> _Data excerpt_:
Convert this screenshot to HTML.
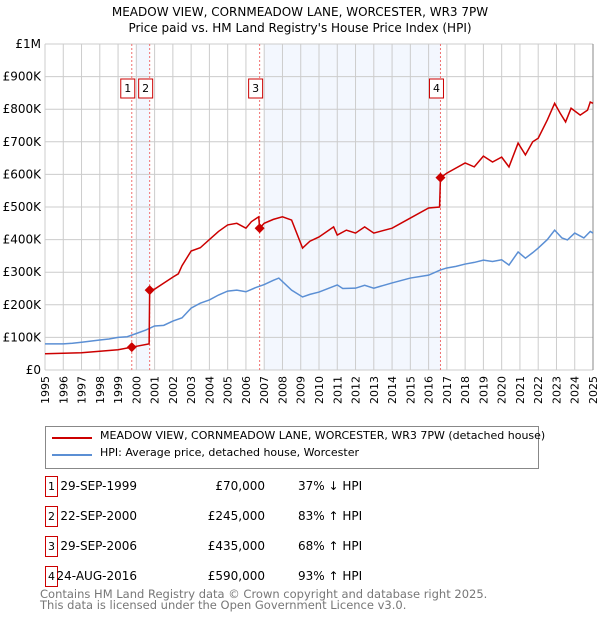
<!DOCTYPE html>
<html><head><meta charset="utf-8"><style>
body{margin:0;background:#fff;font-family:"DejaVu Sans","Liberation Sans",sans-serif;}
#wrap{position:relative;width:600px;height:620px;overflow:hidden}
.t{position:absolute;font-size:12px;color:#000;white-space:nowrap}
</style></head><body><div id="wrap">
<svg id="chart" width="600" height="420" style="position:absolute;left:0;top:0">
<text x="300" y="16" text-anchor="middle" font-size="12">MEADOW VIEW, CORNMEADOW LANE, WORCESTER, WR3 7PW</text>
<text x="300" y="32" text-anchor="middle" font-size="12">Price paid vs. HM Land Registry's House Price Index (HPI)</text>
<g id="g"></g>
</svg>
<div style="position:absolute;left:45px;top:426px;width:492px;height:41px;border:1px solid #888">
 <div style="position:absolute;left:6px;top:10px;width:40px;height:2px;background:#cc0000"></div>
 <div class="t" style="left:54px;top:2px;font-size:11px">MEADOW VIEW, CORNMEADOW LANE, WORCESTER, WR3 7PW (detached house)</div>
 <div style="position:absolute;left:6px;top:27px;width:40px;height:2px;background:#5b8fd4"></div>
 <div class="t" style="left:54px;top:19px;font-size:11px">HPI: Average price, detached house, Worcester</div>
</div>
<div id="tbl"></div>
<div class="t" style="left:40px;top:589px;color:#777;font-size:11.5px;line-height:11px">Contains HM Land Registry data © Crown copyright and database right 2025.<br>This data is licensed under the Open Government Licence v3.0.</div>
</div>
<script>
const hpiYears=[1995,1996,1996.5,1997,1998,1998.5,1999,1999.5,2000,2000.5,2001,2001.5,2002,2002.5,2003,2003.5,2004,2004.5,2005,2005.5,2006,2006.5,2007,2007.5,2007.8,2008.5,2009.1,2009.5,2010,2011,2011.3,2012,2012.5,2013,2014,2015,2016,2016.65,2017,2017.5,2018,2018.5,2019,2019.5,2020,2020.4,2020.9,2021.3,2021.7,2022,2022.5,2022.9,2023.3,2023.6,2024,2024.5,2024.85,2025];
const hpiValues=[80,80,82,85,92,95,100,102,112,122,135,137,150,160,190,205,215,230,242,245,240,252,262,275,282,245,224,232,239,261,250,251,260,251,267,282,291,307,313,318,325,330,337,333,338,322,362,343,360,374,400,429,405,399,420,405,425,420];
const redYears=[1995,1997,1999,1999.75,2000.7,2000.73,2001,2002,2002.3,2002.5,2003,2003.5,2004,2004.5,2005,2005.5,2006,2006.3,2006.7,2006.75,2007,2007.5,2008,2008.5,2009.1,2009.5,2010,2010.8,2011,2011.5,2012,2012.5,2013,2014,2015,2016,2016.6,2016.65,2017,2018,2018.5,2019,2019.5,2020,2020.4,2020.9,2021.3,2021.7,2022,2022.5,2022.9,2023.2,2023.5,2023.8,2024.3,2024.7,2024.85,2025];
const redValues=[50,53,62,70,80,245,248,285,295,320,365,375,400,425,445,450,435,455,470,435,450,462,470,460,374,395,408,439,414,429,420,439,420,435,466,497,500,590,604,635,623,656,638,653,623,696,660,700,711,767,818,788,761,803,782,797,822,818];
const saleYears=[1999.75,2000.73,2006.75,2016.65];
const saleValues=[70,245,435,590];
const saleLabels=["1","2","3","4"];
const saleDates=["29-SEP-1999","22-SEP-2000","29-SEP-2006","24-AUG-2016"];
const salePrices=["£70,000","£245,000","£435,000","£590,000"];
const saleHpi=["37% ↓ HPI","83% ↑ HPI","68% ↑ HPI","93% ↑ HPI"];
const yTicks=[0,100,200,300,400,500,600,700,800,900,1000];
const yTickLabels=["£0","£100K","£200K","£300K","£400K","£500K","£600K","£700K","£800K","£900K","£1M"];
const shadeRanges=[[2000,2000.73],[2007,2016.65]];
const X0=45,X1=593,Y0=370,Y1=44;
const xs=y=>X0+(y-1995)/30*(X1-X0);
const ys=v=>Y0-v/1000*(Y0-Y1);
const g=document.getElementById('g');const NS='http://www.w3.org/2000/svg';
function mk(t,a){const e=document.createElementNS(NS,t);for(const k in a)e.setAttribute(k,a[k]);g.appendChild(e);return e;}
shadeRanges.forEach(r=>{const e=mk('rect',{x:xs(r[0]),y:Y1,width:xs(r[1])-xs(r[0]),height:Y0-Y1,fill:'#eef3fd',opacity:0.7});

});
for(let yr=1995;yr<=2025;yr++){const x=xs(yr);const l=mk('line',{x1:x,x2:x,y1:Y1,y2:Y0,stroke:'#ccc'});


const t=mk('text',{x:0,y:0,'font-size':11,'text-anchor':'end',transform:`translate(${x+4},${Y0+6}) rotate(-90)`});t.textContent=yr;

}
yTicks.forEach((v,i)=>{const y=ys(v);const l=mk('line',{x1:X0,x2:X1,y1:y,y2:y,stroke:'#ccc'});


const t=mk('text',{x:X0-4,y:y+4,'font-size':12,'text-anchor':'end'});t.textContent=yTickLabels[i];

});
const ax=mk('line',{x1:X1,x2:X1,y1:Y1,y2:Y0,stroke:'#888'});


saleYears.forEach((yr,i)=>{const x=xs(yr);const l=mk('line',{x1:x,x2:x,y1:Y1,y2:Y0,stroke:'#f07070','stroke-dasharray':'2,2'});


const b=mk('rect',{x:x-11,y:79,width:14,height:19,fill:'#fff',stroke:'#cc0000'});


const t=mk('text',{x:x-4,y:92,'font-size':11,'text-anchor':'middle'});t.textContent=saleLabels[i];

});
const hp=mk('polyline',{points:hpiYears.map((y,i)=>xs(y)+','+ys(hpiValues[i])).join(' '),fill:'none',stroke:'#5b8fd4','stroke-width':1.5});


const rp=mk('polyline',{points:redYears.map((y,i)=>xs(y)+','+ys(redValues[i])).join(' '),fill:'none',stroke:'#cc0000','stroke-width':1.5});


saleYears.forEach((yr,i)=>{const x=xs(yr),y=ys(saleValues[i]);const d=mk('polygon',{points:`${x},${y-5} ${x+5},${y} ${x},${y+5} ${x-5},${y}`,fill:'#cc0000'});

});
const tbl=document.getElementById('tbl');
saleLabels.forEach((s,i)=>{const top=476+i*30;
const r=document.createElement('div');r.style.cssText=`position:absolute;left:0;top:${top}px;width:600px;height:22px`;


r.innerHTML=`<div style="position:absolute;left:45px;top:0;width:11px;height:19px;border:1px solid #cc0000;font-size:11px;text-align:center;line-height:19px">${s}</div>
<div class="t" style="right:463px;top:3px">${saleDates[i]}</div>
<div class="t" style="right:335px;top:3px">${salePrices[i]}</div>
<div class="t" style="left:298px;top:3px">${saleHpi[i]}</div>`;
tbl.appendChild(r);});
</script></body></html>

> _The request_: Copy every line above word for word and exclude the pictures.

> _Solution to this task_:
Convert this screenshot to HTML.
<!DOCTYPE html>
<html><head><meta charset="utf-8"><style>
body{margin:0;background:#fff;font-family:"DejaVu Sans","Liberation Sans",sans-serif;}
#wrap{position:relative;width:600px;height:620px;overflow:hidden}
.t{position:absolute;font-size:12px;color:#000;white-space:nowrap}
</style></head><body><div id="wrap">
<svg id="chart" width="600" height="420" style="position:absolute;left:0;top:0">
<text x="300" y="16" text-anchor="middle" font-size="12">MEADOW VIEW, CORNMEADOW LANE, WORCESTER, WR3 7PW</text>
<text x="300" y="32" text-anchor="middle" font-size="12">Price paid vs. HM Land Registry's House Price Index (HPI)</text>
<g id="g"></g>
</svg>
<div style="position:absolute;left:45px;top:426px;width:492px;height:41px;border:1px solid #888">
 <div style="position:absolute;left:6px;top:10px;width:40px;height:2px;background:#cc0000"></div>
 <div class="t" style="left:54px;top:2px;font-size:11px">MEADOW VIEW, CORNMEADOW LANE, WORCESTER, WR3 7PW (detached house)</div>
 <div style="position:absolute;left:6px;top:27px;width:40px;height:2px;background:#5b8fd4"></div>
 <div class="t" style="left:54px;top:19px;font-size:11px">HPI: Average price, detached house, Worcester</div>
</div>
<div id="tbl"></div>
<div class="t" style="left:40px;top:589px;color:#777;font-size:11.5px;line-height:11px">Contains HM Land Registry data © Crown copyright and database right 2025.<br>This data is licensed under the Open Government Licence v3.0.</div>
</div>
<script>
const hpiYears=[1995,1996,1996.5,1997,1998,1998.5,1999,1999.5,2000,2000.5,2001,2001.5,2002,2002.5,2003,2003.5,2004,2004.5,2005,2005.5,2006,2006.5,2007,2007.5,2007.8,2008.5,2009.1,2009.5,2010,2011,2011.3,2012,2012.5,2013,2014,2015,2016,2016.65,2017,2017.5,2018,2018.5,2019,2019.5,2020,2020.4,2020.9,2021.3,2021.7,2022,2022.5,2022.9,2023.3,2023.6,2024,2024.5,2024.85,2025];
const hpiValues=[80,80,82,85,92,95,100,102,112,122,135,137,150,160,190,205,215,230,242,245,240,252,262,275,282,245,224,232,239,261,250,251,260,251,267,282,291,307,313,318,325,330,337,333,338,322,362,343,360,374,400,429,405,399,420,405,425,420];
const redYears=[1995,1997,1999,1999.75,2000.7,2000.73,2001,2002,2002.3,2002.5,2003,2003.5,2004,2004.5,2005,2005.5,2006,2006.3,2006.7,2006.75,2007,2007.5,2008,2008.5,2009.1,2009.5,2010,2010.8,2011,2011.5,2012,2012.5,2013,2014,2015,2016,2016.6,2016.65,2017,2018,2018.5,2019,2019.5,2020,2020.4,2020.9,2021.3,2021.7,2022,2022.5,2022.9,2023.2,2023.5,2023.8,2024.3,2024.7,2024.85,2025];
const redValues=[50,53,62,70,80,245,248,285,295,320,365,375,400,425,445,450,435,455,470,435,450,462,470,460,374,395,408,439,414,429,420,439,420,435,466,497,500,590,604,635,623,656,638,653,623,696,660,700,711,767,818,788,761,803,782,797,822,818];
const saleYears=[1999.75,2000.73,2006.75,2016.65];
const saleValues=[70,245,435,590];
const saleLabels=["1","2","3","4"];
const saleDates=["29-SEP-1999","22-SEP-2000","29-SEP-2006","24-AUG-2016"];
const salePrices=["£70,000","£245,000","£435,000","£590,000"];
const saleHpi=["37% ↓ HPI","83% ↑ HPI","68% ↑ HPI","93% ↑ HPI"];
const yTicks=[0,100,200,300,400,500,600,700,800,900,1000];
const yTickLabels=["£0","£100K","£200K","£300K","£400K","£500K","£600K","£700K","£800K","£900K","£1M"];
const shadeRanges=[[2000,2000.73],[2007,2016.65]];
const X0=45,X1=593,Y0=370,Y1=44;
const xs=y=>X0+(y-1995)/30*(X1-X0);
const ys=v=>Y0-v/1000*(Y0-Y1);
const g=document.getElementById('g');const NS='http://www.w3.org/2000/svg';
function mk(t,a){const e=document.createElementNS(NS,t);for(const k in a)e.setAttribute(k,a[k]);g.appendChild(e);return e;}
shadeRanges.forEach(r=>{const e=mk('rect',{x:xs(r[0]),y:Y1,width:xs(r[1])-xs(r[0]),height:Y0-Y1,fill:'#eef3fd',opacity:0.7});

});
for(let yr=1995;yr<=2025;yr++){const x=xs(yr);const l=mk('line',{x1:x,x2:x,y1:Y1,y2:Y0,stroke:'#ccc'});


const t=mk('text',{x:0,y:0,'font-size':11,'text-anchor':'end',transform:`translate(${x+4},${Y0+6}) rotate(-90)`});t.textContent=yr;

}
yTicks.forEach((v,i)=>{const y=ys(v);const l=mk('line',{x1:X0,x2:X1,y1:y,y2:y,stroke:'#ccc'});


const t=mk('text',{x:X0-4,y:y+4,'font-size':12,'text-anchor':'end'});t.textContent=yTickLabels[i];

});
const ax=mk('line',{x1:X1,x2:X1,y1:Y1,y2:Y0,stroke:'#888'});


saleYears.forEach((yr,i)=>{const x=xs(yr);const l=mk('line',{x1:x,x2:x,y1:Y1,y2:Y0,stroke:'#f07070','stroke-dasharray':'2,2'});


const b=mk('rect',{x:x-11,y:79,width:14,height:19,fill:'#fff',stroke:'#cc0000'});


const t=mk('text',{x:x-4,y:92,'font-size':11,'text-anchor':'middle'});t.textContent=saleLabels[i];

});
const hp=mk('polyline',{points:hpiYears.map((y,i)=>xs(y)+','+ys(hpiValues[i])).join(' '),fill:'none',stroke:'#5b8fd4','stroke-width':1.5});


const rp=mk('polyline',{points:redYears.map((y,i)=>xs(y)+','+ys(redValues[i])).join(' '),fill:'none',stroke:'#cc0000','stroke-width':1.5});


saleYears.forEach((yr,i)=>{const x=xs(yr),y=ys(saleValues[i]);const d=mk('polygon',{points:`${x},${y-5} ${x+5},${y} ${x},${y+5} ${x-5},${y}`,fill:'#cc0000'});

});
const tbl=document.getElementById('tbl');
saleLabels.forEach((s,i)=>{const top=476+i*30;
const r=document.createElement('div');r.style.cssText=`position:absolute;left:0;top:${top}px;width:600px;height:22px`;


r.innerHTML=`<div style="position:absolute;left:45px;top:0;width:11px;height:19px;border:1px solid #cc0000;font-size:11px;text-align:center;line-height:19px">${s}</div>
<div class="t" style="right:463px;top:3px">${saleDates[i]}</div>
<div class="t" style="right:335px;top:3px">${salePrices[i]}</div>
<div class="t" style="left:298px;top:3px">${saleHpi[i]}</div>`;
tbl.appendChild(r);});
</script></body></html>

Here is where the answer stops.